### PROVIDED RECORDS

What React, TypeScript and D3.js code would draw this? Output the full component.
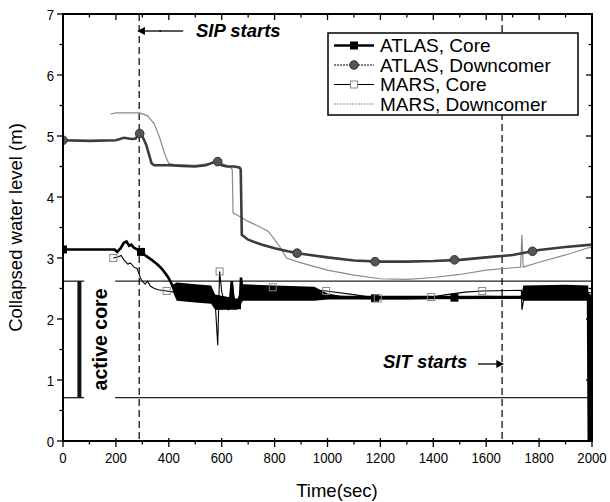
import React from 'react';
import * as d3 from 'd3';

const xTickValues = [0, 200, 400, 600, 800, 1000, 1200, 1400, 1600, 1800, 2000];
const yTickValues = [0, 1, 2, 3, 4, 5, 6, 7];
const legendLabels = ['ATLAS, Core', 'ATLAS, Downcomer', 'MARS, Core', 'MARS, Downcomer'];

const atlasCore: [number, number][] = [
  [0, 3.14], [195, 3.14], [205, 3.1], [218, 3.16], [230, 3.25], [240, 3.27], [250, 3.2], [258, 3.22],
  [268, 3.17], [280, 3.14], [295, 3.1], [315, 3.03], [335, 2.97], [355, 2.9], [370, 2.84], [385, 2.76],
  [398, 2.68], [408, 2.6], [418, 2.5], [440, 2.45], [480, 2.4], [520, 2.38], [560, 2.35], [575, 2.25],
  [600, 2.2], [630, 2.2], [638, 2.62], [645, 2.2], [668, 2.18], [673, 2.68], [680, 2.4], [700, 2.42],
  [800, 2.41], [900, 2.4], [1000, 2.37], [1100, 2.35], [1200, 2.34], [1300, 2.34], [1400, 2.35],
  [1500, 2.35], [1600, 2.36], [1733, 2.35], [1738, 2.42], [1800, 2.43], [1900, 2.42], [1985, 2.42],
  [1988, 0], [1992, 0], [1992, 2.4],
];

// noisy envelope of ATLAS core: time, low, high
const atlasCoreBand: [number, number, number][] = [
  [415, 2.45, 2.56], [430, 2.3, 2.6], [500, 2.27, 2.57], [560, 2.25, 2.55], [575, 2.15, 2.4],
  [660, 2.15, 2.33], [680, 2.3, 2.57], [800, 2.3, 2.55], [950, 2.3, 2.53], [1000, 2.32, 2.42],
  [1050, 2.32, 2.38], [1700, 2.33, 2.38], [1733, 2.33, 2.38], [1740, 2.3, 2.55], [1900, 2.3, 2.56],
  [1986, 2.3, 2.55],
];

const atlasCoreMarkers: [number, number][] = [
  [0, 3.14], [295, 3.1], [590, 2.22], [885, 2.4], [1180, 2.34], [1480, 2.35], [1775, 2.42],
];

const atlasDowncomer: [number, number][] = [
  [0, 4.93], [100, 4.92], [200, 4.93], [230, 4.97], [260, 4.95], [275, 4.96], [285, 5.03], [295, 5.04],
  [305, 4.95], [315, 4.85], [325, 4.7], [335, 4.55], [345, 4.52], [400, 4.52], [450, 4.51], [500, 4.5],
  [540, 4.52], [565, 4.56], [585, 4.58], [600, 4.52], [620, 4.5], [650, 4.5], [668, 4.48], [672, 4.45],
  [676, 3.38], [700, 3.3], [750, 3.22], [800, 3.16], [850, 3.11], [900, 3.07], [1000, 3.01], [1100, 2.96],
  [1200, 2.94], [1300, 2.94], [1400, 2.95], [1500, 2.97], [1600, 3.01], [1700, 3.05], [1750, 3.09],
  [1800, 3.13], [1900, 3.18], [2000, 3.22],
];

const atlasDowncomerMarkers: [number, number][] = [
  [0, 4.93], [290, 5.04], [585, 4.58], [885, 3.08], [1180, 2.94], [1480, 2.97], [1775, 3.11],
];

const marsCore: [number, number][] = [
  [190, 3.0], [210, 3.02], [220, 3.04], [230, 2.97], [245, 2.9], [255, 2.92], [268, 2.85], [280, 2.83],
  [295, 2.65], [310, 2.57], [320, 2.62], [330, 2.54], [345, 2.5], [360, 2.48], [392, 2.46], [450, 2.42],
  [500, 2.4], [560, 2.35], [575, 2.3], [585, 1.57], [592, 2.78], [600, 2.45], [615, 2.2], [625, 2.15],
  [640, 2.6], [650, 2.25], [670, 2.35], [700, 2.5], [793, 2.52], [900, 2.5], [995, 2.46], [1100, 2.4],
  [1190, 2.34], [1300, 2.35], [1392, 2.36], [1450, 2.4], [1520, 2.44], [1585, 2.46], [1733, 2.47],
  [1735, 2.15], [1745, 2.4], [1850, 2.42], [2000, 2.43],
];

const marsCoreMarkers: [number, number][] = [
  [190, 3.0], [392, 2.46], [592, 2.78], [793, 2.52], [995, 2.46], [1190, 2.34], [1392, 2.36], [1585, 2.46],
];

const marsDowncomer: [number, number][] = [
  [180, 5.36], [200, 5.38], [290, 5.38], [320, 5.33], [345, 5.2], [365, 4.98], [385, 4.7], [400, 4.55],
  [420, 4.53], [500, 4.52], [560, 4.55], [580, 4.62], [600, 4.55], [630, 4.5], [640, 4.45], [643, 3.74],
  [660, 3.7], [700, 3.6], [740, 3.52], [775, 3.44], [800, 3.3], [820, 3.18], [845, 3.0], [900, 2.92],
  [1000, 2.8], [1100, 2.72], [1200, 2.66], [1300, 2.65], [1400, 2.68], [1500, 2.73], [1600, 2.8],
  [1700, 2.84], [1730, 2.85], [1735, 3.38], [1740, 2.85], [1800, 2.93], [1900, 3.05], [1980, 3.16],
  [2000, 3.18],
];

const sipTime = 288;
const sitTime = 1660;
const activeCoreTop = 2.62;
const activeCoreBottom = 0.71;
const refLineStart = 197;
const activeCoreBarTime = 62;
const activeCoreCapEnd = 80;

const FONT = '"Liberation Sans", Arial, Helvetica, sans-serif';

export default function App() {
  const W = 610, H = 502;
  const left = 63, right = 592, top = 14, bottom = 441;
  const x = d3.scaleLinear().domain([0, 2000]).range([left, right]);
  const y = d3.scaleLinear().domain([0, 7]).range([bottom, top]);
  const line = d3.line<[number, number]>().x(d => x(d[0])).y(d => y(d[1]));
  const band = d3.area<[number, number, number]>().x(d => x(d[0])).y0(d => y(d[1])).y1(d => y(d[2]));

  const xMinor = d3.range(0, 2001, 100);
  const yMinor = d3.range(0, 7.01, 0.5);

  const legX = 328, legY = 33, legW = 250, rowH = 19.5;

  return (
    <svg width={W} height={H} style={{ position: 'absolute', left: 0, top: 0, background: '#fff' }} fontFamily={FONT}>
      <defs>
        <clipPath id="plotclip">
          <rect x={left} y={top} width={right - left} height={bottom - top} />
        </clipPath>
        <marker id="arrowL" viewBox="0 0 10 10" refX="1" refY="5" markerWidth="6" markerHeight="6" orient="auto-start-reverse">
          <path d="M0,0 L10,5 L0,10 z" fill="#000" />
        </marker>
      </defs>
      <rect x={0} y={0} width={W} height={H} fill="#fff" />

      <g clipPath="url(#plotclip)">
        <line x1={x(refLineStart)} x2={x(2000)} y1={y(activeCoreTop)} y2={y(activeCoreTop)} stroke="#222" strokeWidth={1.3} />
        <line x1={x(refLineStart)} x2={x(2000)} y1={y(activeCoreBottom)} y2={y(activeCoreBottom)} stroke="#222" strokeWidth={1.3} />
        <line x1={x(sipTime)} x2={x(sipTime)} y1={top} y2={bottom} stroke="#000" strokeWidth={1.2} strokeDasharray="7,4" />
        <line x1={x(sitTime)} x2={x(sitTime)} y1={top} y2={bottom} stroke="#000" strokeWidth={1.2} strokeDasharray="7,4" />

        <path d={line(marsDowncomer) || ''} fill="none" stroke="#8a8a8a" strokeWidth={1.2} />
        <path d={line(atlasDowncomer) || ''} fill="none" stroke="#3c3c3c" strokeWidth={2.6} />
        {atlasDowncomerMarkers.map((d, i) => (
          <circle key={i} cx={x(d[0])} cy={y(d[1])} r={4.3} fill="#555" stroke="#333" strokeWidth={1} />
        ))}
        <path d={band(atlasCoreBand) || ''} fill="#000" />
        <path d={line(atlasCore) || ''} fill="none" stroke="#000" strokeWidth={2.6} />
        {atlasCoreMarkers.map((d, i) => (
          <rect key={i} x={x(d[0]) - 4} y={y(d[1]) - 4} width={8} height={8} fill="#000" />
        ))}
        <path d={line(marsCore) || ''} fill="none" stroke="#000" strokeWidth={1.1} />
        {marsCoreMarkers.map((d, i) => (
          <rect key={i} x={x(d[0]) - 3.5} y={y(d[1]) - 3.5} width={7} height={7} fill="none" stroke="#888" strokeWidth={1} />
        ))}

        <line x1={x(0)} x2={x(activeCoreCapEnd)} y1={y(activeCoreTop)} y2={y(activeCoreTop)} stroke="#222" strokeWidth={1.3} />
        <line x1={x(0)} x2={x(activeCoreCapEnd)} y1={y(activeCoreBottom)} y2={y(activeCoreBottom)} stroke="#222" strokeWidth={1.3} />
        <line x1={x(activeCoreBarTime)} x2={x(activeCoreBarTime)} y1={y(activeCoreTop)} y2={y(activeCoreBottom)} stroke="#111" strokeWidth={4} />
      </g>

      <rect x={left} y={top} width={right - left} height={bottom - top} fill="none" stroke="#000" strokeWidth={2} />

      {xMinor.map((t, i) => {
        const major = t % 200 === 0;
        const len = major ? 6 : 3.5;
        return (
          <g key={'xt' + i} stroke="#000" strokeWidth={1.3}>
            <line x1={x(t)} x2={x(t)} y1={bottom - (major ? 3 : 0)} y2={bottom + len} />
            <line x1={x(t)} x2={x(t)} y1={top} y2={top + len} />
          </g>
        );
      })}
      {yMinor.map((v, i) => {
        const major = Math.abs(v - Math.round(v)) < 1e-6;
        const len = major ? 6 : 3.5;
        return (
          <g key={'yt' + i} stroke="#000" strokeWidth={1.3}>
            <line x1={left - len} x2={left} y1={y(v)} y2={y(v)} />
            <line x1={right - len} x2={right} y1={y(v)} y2={y(v)} />
          </g>
        );
      })}
      {xTickValues.map((t, i) => (
        <text key={'xl' + i} transform={`translate(${x(t)},${bottom + 22}) scale(0.88,1)`} fontSize={15} textAnchor="middle">{t}</text>
      ))}
      {yTickValues.map((v, i) => (
        <text key={'yl' + i} transform={`translate(${left - 9},${y(v) + 5.5}) scale(0.88,1)`} fontSize={15} textAnchor="end">{v}</text>
      ))}

      <text x={337} y={497} fontSize={18.5} textAnchor="middle">Time(sec)</text>
      <text transform={`translate(22,${(top + bottom) / 2}) rotate(-90)`} fontSize={18.5} textAnchor="middle">Collapsed water level (m)</text>

      <line x1={x(sipTime) + 22} x2={x(sipTime) + 5} y1={31} y2={31} stroke="#000" strokeWidth={1.3} markerEnd="url(#arrowL)" />
      <line x1={x(sipTime) + 44} x2={x(sipTime) + 20} y1={31} y2={31} stroke="#000" strokeWidth={1.3} />
      <text x={196} y={37} fontSize={18.5} fontWeight="bold" fontStyle="italic">SIP starts</text>
      <text x={383} y={368} fontSize={18.5} fontWeight="bold" fontStyle="italic">SIT starts</text>
      <line x1={478} x2={x(sitTime) - 5} y1={364} y2={364} stroke="#000" strokeWidth={1.3} markerEnd="url(#arrowL)" />
      <text transform={`translate(107,${(y(activeCoreTop) + y(activeCoreBottom)) / 2}) rotate(-90)`} fontSize={19.5} fontWeight="bold" textAnchor="middle">active core</text>

      <g>
        <rect x={legX} y={legY} width={legW} height={rowH * 4 + 4} fill="#fff" stroke="#000" strokeWidth={1.5} />
        {legendLabels.map((lab, i) => {
          const cy = legY + 12.5 + i * rowH;
          const x1 = legX + 6, x2 = legX + 46, mx = (x1 + x2) / 2;
          return (
            <g key={lab}>
              {i === 0 && <line x1={x1} x2={x2} y1={cy} y2={cy} stroke="#000" strokeWidth={2.4} />}
              {i === 0 && <rect x={mx - 4} y={cy - 4} width={8} height={8} fill="#000" />}
              {i === 1 && <line x1={x1} x2={x2} y1={cy} y2={cy} stroke="#555" strokeWidth={1.3} strokeDasharray="2,1" />}
              {i === 1 && <circle cx={mx} cy={cy} r={4.3} fill="#555" stroke="#333" />}
              {i === 2 && <line x1={x1} x2={x2} y1={cy} y2={cy} stroke="#000" strokeWidth={1.1} />}
              {i === 2 && <rect x={mx - 3.5} y={cy - 3.5} width={7} height={7} fill="#fff" stroke="#888" />}
              {i === 3 && <line x1={x1} x2={x2} y1={cy} y2={cy} stroke="#8a8a8a" strokeWidth={1.2} strokeDasharray="2,1" />}
              <text x={legX + 52} y={cy + 6.5} fontSize={19}>{lab}</text>
            </g>
          );
        })}
      </g>
    </svg>
  );
}
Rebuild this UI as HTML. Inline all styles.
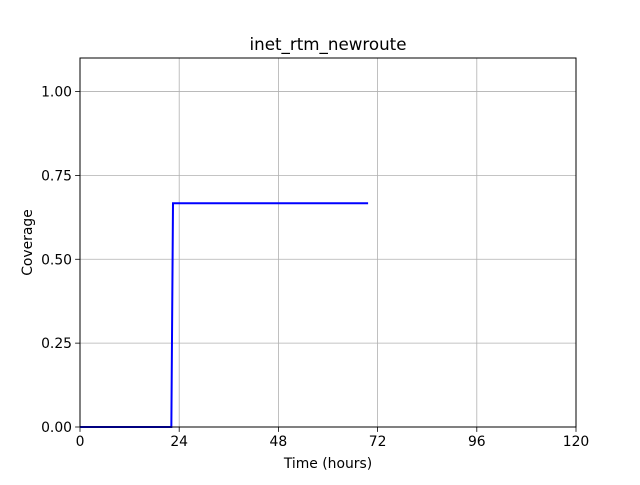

######

_STATED PROBLEM:_ Please give again the entries word for word, starting at the first line and ending with the line that contains "import * as d3 from 'd3';"; include both of those lines but none of the pictures.

_RESULT:_
What React, TypeScript and D3.js code would draw this? Output the full component.
import React from 'react';
import * as d3 from 'd3';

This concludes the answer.